12. With regard to the identity of the appellant, in my view the evidence on record is clear that he was identified by Pw2 Sammy Mwangangi Maina by voice, as the two talked that night. Voice identification can be as good as visual identification. See the case of Duncan Muchiri –vs- Republic (2013) eKLR in which the case of Karani –vs- Republic (1985) KLR 290 was reported. I find that the prosecution proved beyond any reasonable doubt that the appellant participated in the destruction of the trees that night.
13. Lastly, I have to mention that in my view the magistrate erred in convicting the appellant on a charge he was not tried for, and whose particulars were different from the charge he was tried for. In this regard the trial magistrate erroneously convicted the appellant on a charge which had been replaced, as the charge which the appellant was tried for had the plot number where the trees were alleged to grow, but which was not proved by the prosecution as the trees were on the road, and thus he should have found that the appellant not guilty of the offence charged as the particulars of charge were not proved.
14. In the above regard, I note that the first charge was dated 14/1/2016 in which four persons, excluding the appellant were charged. On 28/6/2016 the charge was amended to cover six (6) accused, including the appellant. However, on 1/11/2016 the said charge against the six (6) persons was amended now to include “Land Reference Number Mbitini/Iteta/121, the property of one Augustine Kioko Suka”. This, in my view was the charge on which the appellant should either have been convicted for or not convicted, depending on proof of the particulars of the charge.

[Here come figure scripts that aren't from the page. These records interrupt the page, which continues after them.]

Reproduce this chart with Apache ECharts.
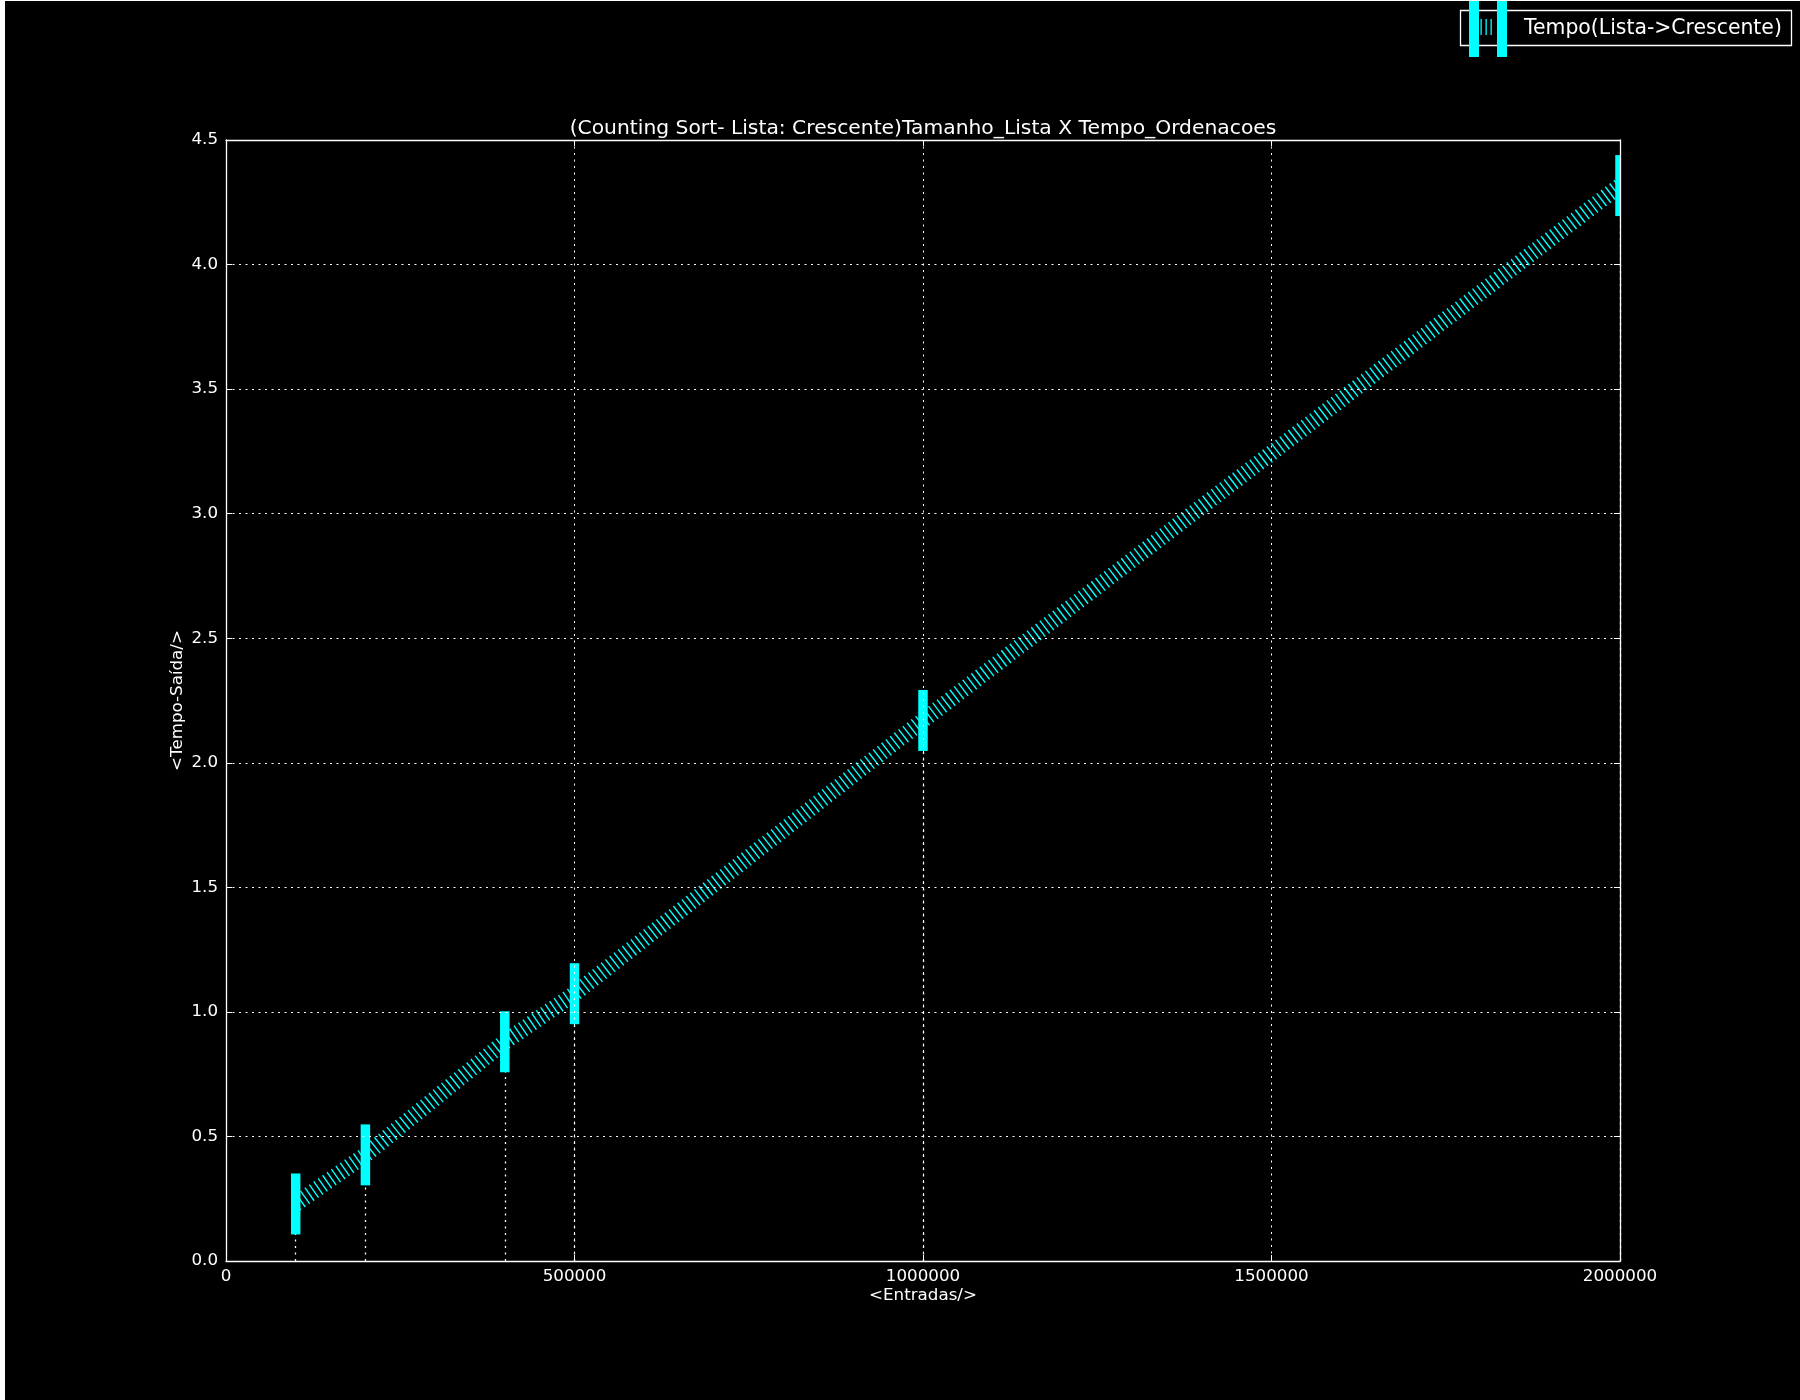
<!DOCTYPE html>
<html>
<head>
<meta charset="utf-8">
<script src="https://cdn.jsdelivr.net/npm/echarts@6/dist/echarts.min.js"></script>
<style>
  html, body { margin: 0; padding: 0; background: #000; }
  #wrap { width: 1800px; height: 1400px; box-sizing: border-box; border-left: 5px solid #fff; border-top: 1px solid #fff; background: #000; }
  #chart { width: 1795px; height: 1399px; }
</style>
</head>
<body>
<div id="wrap"><div id="chart"></div></div>
<script>
// ---- data ----
const seriesName = 'Tempo(Lista->Crescente)';
const sizes = [100000, 200000, 400000, 500000, 1000000, 2000000];
const times = [0.229, 0.426, 0.880, 1.073, 2.170, 4.317];
const xTicks = [0, 500000, 1000000, 1500000, 2000000];
const yTicks = [0.0, 0.5, 1.0, 1.5, 2.0, 2.5, 3.0, 3.5, 4.0, 4.5];
const titleText = '(Counting Sort- Lista: Crescente)Tamanho_Lista X Tempo_Ordenacoes';
const xName = '<Entradas/>';
const yName = '<Tempo-Saída/>';

const FONT = 'DejaVu Sans';
const CYAN = '#00ffff';
const points = sizes.map((x, i) => [x, times[i]]);
const dropLines = sizes.map((x, i) => [{ coord: [x, 0] }, { coord: [x, times[i]] }]);

const legendIcon = 'path://M0 0H10V56H0Z M28 0H38V56H28Z M11.5 18H12.8V34H11.5Z M16.5 18H17.8V34H16.5Z M21.5 18H22.8V34H21.5Z';

const chart = echarts.init(document.getElementById('chart'), null, { renderer: 'canvas' });

const GRID = { left: 221, top: 139, right: 180, bottom: 139 };
const plotRight = 1795 - GRID.right;

const gridLine = { show: true, lineStyle: { color: '#ffffff', width: 1, type: [2, 4.5] } };
const axisCommon = {
  axisLine: { show: true, onZero: false, lineStyle: { color: '#ffffff', width: 1.3 } },
  axisTick: { show: true, inside: true, length: 6, lineStyle: { color: '#ffffff', width: 1 } }
};

chart.setOption({
  backgroundColor: '#000000',
  animation: false,
  textStyle: { fontFamily: FONT },
  title: {
    text: titleText,
    left: 913, top: 113, textAlign: 'center',
    textStyle: { color: '#ffffff', fontSize: 20.3, fontWeight: 'normal', fontFamily: FONT }
  },
  legend: {
    data: [{ name: seriesName, icon: legendIcon }],
    left: 1464, top: 0, padding: 0,
    itemWidth: 38, itemHeight: 56,
    itemStyle: { color: CYAN },
    textStyle: { color: '#ffffff', fontSize: 20.4, fontFamily: FONT, padding: [0, 0, 2, 12] }
  },
  graphic: [{
    type: 'rect', shape: { x: 1455.5, y: 9.5, width: 331, height: 35 },
    style: { fill: 'none', stroke: '#ffffff', lineWidth: 1.3 }, z: -1
  }, {
    // clip the last marker at the plot's right edge, as in the reference
    type: 'rect', shape: { x: plotRight + 0.8, y: GRID.top, width: 14, height: 120 },
    style: { fill: '#000000' }, z: 50
  }],
  grid: Object.assign({ show: false }, GRID),
  xAxis: [{
    type: 'value', min: 0, max: 2000000, interval: 500000, z: 10,
    name: xName, nameLocation: 'middle', nameGap: 26, nameMoveOverlap: false,
    nameTextStyle: { color: '#ffffff', fontSize: 16.7, fontFamily: FONT },
    axisLabel: { color: '#ffffff', fontSize: 16.7, fontFamily: FONT, margin: 7, formatter: v => String(v) },
    splitLine: gridLine, ...axisCommon
  }, {
    type: 'value', position: 'top', min: 0, max: 2000000, interval: 500000, z: 10,
    axisLabel: { show: false }, splitLine: { show: false }, ...axisCommon
  }],
  yAxis: [{
    type: 'value', min: 0, max: 4.5, interval: 0.5, z: 10,
    name: yName, nameLocation: 'middle', nameGap: 40, nameRotate: 90, nameMoveOverlap: false,
    nameTextStyle: { color: '#ffffff', fontSize: 16.7, fontFamily: FONT },
    axisLabel: { color: '#ffffff', fontSize: 16.7, fontFamily: FONT, margin: 8, formatter: v => v.toFixed(1) },
    splitLine: gridLine, ...axisCommon
  }, {
    type: 'value', position: 'right', min: 0, max: 4.5, interval: 0.5, z: 60,
    axisLabel: { show: false }, splitLine: { show: false }, ...axisCommon
  }],
  series: [{
    name: 'drop', type: 'line', data: [], silent: true, z: 1,
    markLine: {
      silent: true, symbol: 'none', label: { show: false }, z: 1,
      lineStyle: { color: '#ffffff', width: 1.3, type: [2, 4.5] },
      data: dropLines, animation: false
    }
  }, {
    name: seriesName, type: 'line', data: points, z: 3,
    symbol: 'rect', symbolSize: [9.5, 61],
    itemStyle: { color: CYAN },
    lineStyle: { color: CYAN, width: 16, type: [1.4, 4], cap: 'butt' }
  }]
});
</script>
</body>
</html>
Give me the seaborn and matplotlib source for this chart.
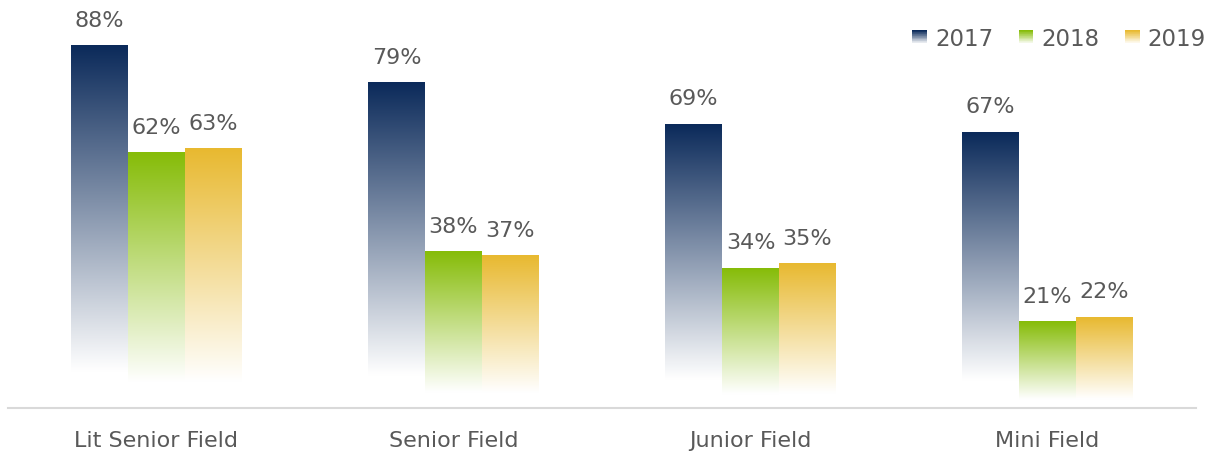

15. The appellant was however, wrongly convicted by the trial court of the earlier replaced charge of 28/6/2016 which did not include the land ownership, thus prejudicing him, as the prosecution ultimately failed to prove that the 33 mango trees and one pawpaw tree, were growing on the said land of the complainant. On that account also the appeal will succeed as the prosecution failed to prove the particulars of their own charge.
16. Consequently, and for the above reasons, I allow the appeal, quash the conviction and set aside the sentence. If the appellant is in custody, I order that he be set at liberty unless otherwise lawfully held.
DELIVERED, SIGNED & DATED THIS 16TH DAY OF DECEMBER, 2021, IN OPEN COURT AT MAKUENI.